# Short exercise
Reproduce the material below line by line, beginning with its first line and ending with the line that contains "state_names[1], fontsize=16, ha='center', va='center')"; leave out pictures.

# Source material

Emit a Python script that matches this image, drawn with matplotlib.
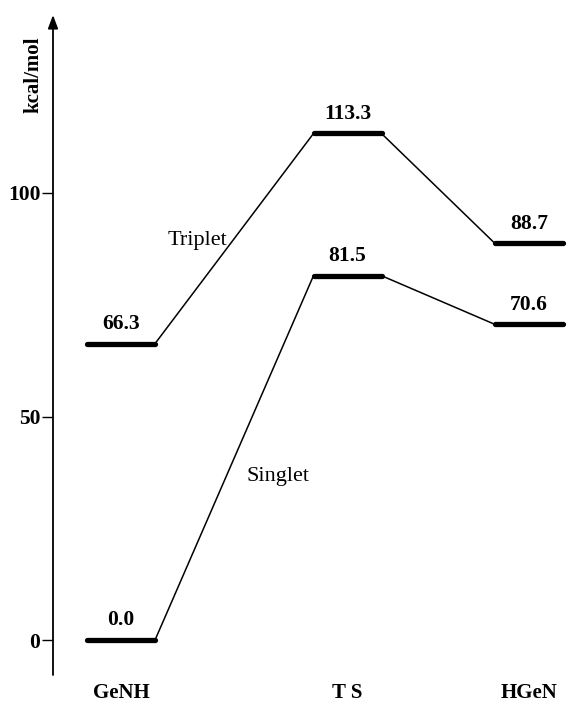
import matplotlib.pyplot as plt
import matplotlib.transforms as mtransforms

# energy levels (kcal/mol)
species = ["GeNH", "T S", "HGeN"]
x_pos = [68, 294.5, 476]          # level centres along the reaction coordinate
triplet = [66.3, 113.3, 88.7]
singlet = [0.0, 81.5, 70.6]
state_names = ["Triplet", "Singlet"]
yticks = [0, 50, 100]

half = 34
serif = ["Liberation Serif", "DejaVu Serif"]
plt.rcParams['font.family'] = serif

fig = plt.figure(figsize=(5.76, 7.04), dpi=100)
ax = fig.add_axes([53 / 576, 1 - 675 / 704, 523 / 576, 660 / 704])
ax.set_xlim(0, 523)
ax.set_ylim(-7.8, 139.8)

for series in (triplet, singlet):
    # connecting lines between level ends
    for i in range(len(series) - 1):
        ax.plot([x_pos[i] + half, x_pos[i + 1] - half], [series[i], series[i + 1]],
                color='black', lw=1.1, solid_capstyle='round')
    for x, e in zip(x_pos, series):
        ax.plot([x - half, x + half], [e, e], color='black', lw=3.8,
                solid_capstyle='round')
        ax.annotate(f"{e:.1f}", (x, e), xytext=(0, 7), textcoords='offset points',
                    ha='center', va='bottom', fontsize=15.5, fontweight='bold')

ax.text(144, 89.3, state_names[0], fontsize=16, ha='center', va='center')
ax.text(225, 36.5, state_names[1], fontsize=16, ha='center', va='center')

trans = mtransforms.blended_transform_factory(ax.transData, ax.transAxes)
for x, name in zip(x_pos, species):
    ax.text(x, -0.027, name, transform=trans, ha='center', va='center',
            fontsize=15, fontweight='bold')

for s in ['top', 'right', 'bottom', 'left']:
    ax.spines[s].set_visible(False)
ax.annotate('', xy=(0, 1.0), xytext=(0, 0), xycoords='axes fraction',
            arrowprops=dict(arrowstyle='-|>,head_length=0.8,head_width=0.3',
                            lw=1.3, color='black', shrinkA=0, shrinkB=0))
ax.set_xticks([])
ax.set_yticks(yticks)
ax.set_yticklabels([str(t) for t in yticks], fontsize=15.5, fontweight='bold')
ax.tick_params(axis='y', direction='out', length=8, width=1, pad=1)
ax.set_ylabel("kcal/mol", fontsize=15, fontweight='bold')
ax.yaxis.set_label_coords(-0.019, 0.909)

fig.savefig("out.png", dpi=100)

# Final answer
Emit a Python script that matches this image, drawn with matplotlib.
import matplotlib.pyplot as plt
import matplotlib.transforms as mtransforms

# energy levels (kcal/mol)
species = ["GeNH", "T S", "HGeN"]
x_pos = [68, 294.5, 476]          # level centres along the reaction coordinate
triplet = [66.3, 113.3, 88.7]
singlet = [0.0, 81.5, 70.6]
state_names = ["Triplet", "Singlet"]
yticks = [0, 50, 100]

half = 34
serif = ["Liberation Serif", "DejaVu Serif"]
plt.rcParams['font.family'] = serif

fig = plt.figure(figsize=(5.76, 7.04), dpi=100)
ax = fig.add_axes([53 / 576, 1 - 675 / 704, 523 / 576, 660 / 704])
ax.set_xlim(0, 523)
ax.set_ylim(-7.8, 139.8)

for series in (triplet, singlet):
    # connecting lines between level ends
    for i in range(len(series) - 1):
        ax.plot([x_pos[i] + half, x_pos[i + 1] - half], [series[i], series[i + 1]],
                color='black', lw=1.1, solid_capstyle='round')
    for x, e in zip(x_pos, series):
        ax.plot([x - half, x + half], [e, e], color='black', lw=3.8,
                solid_capstyle='round')
        ax.annotate(f"{e:.1f}", (x, e), xytext=(0, 7), textcoords='offset points',
                    ha='center', va='bottom', fontsize=15.5, fontweight='bold')

ax.text(144, 89.3, state_names[0], fontsize=16, ha='center', va='center')
ax.text(225, 36.5, state_names[1], fontsize=16, ha='center', va='center')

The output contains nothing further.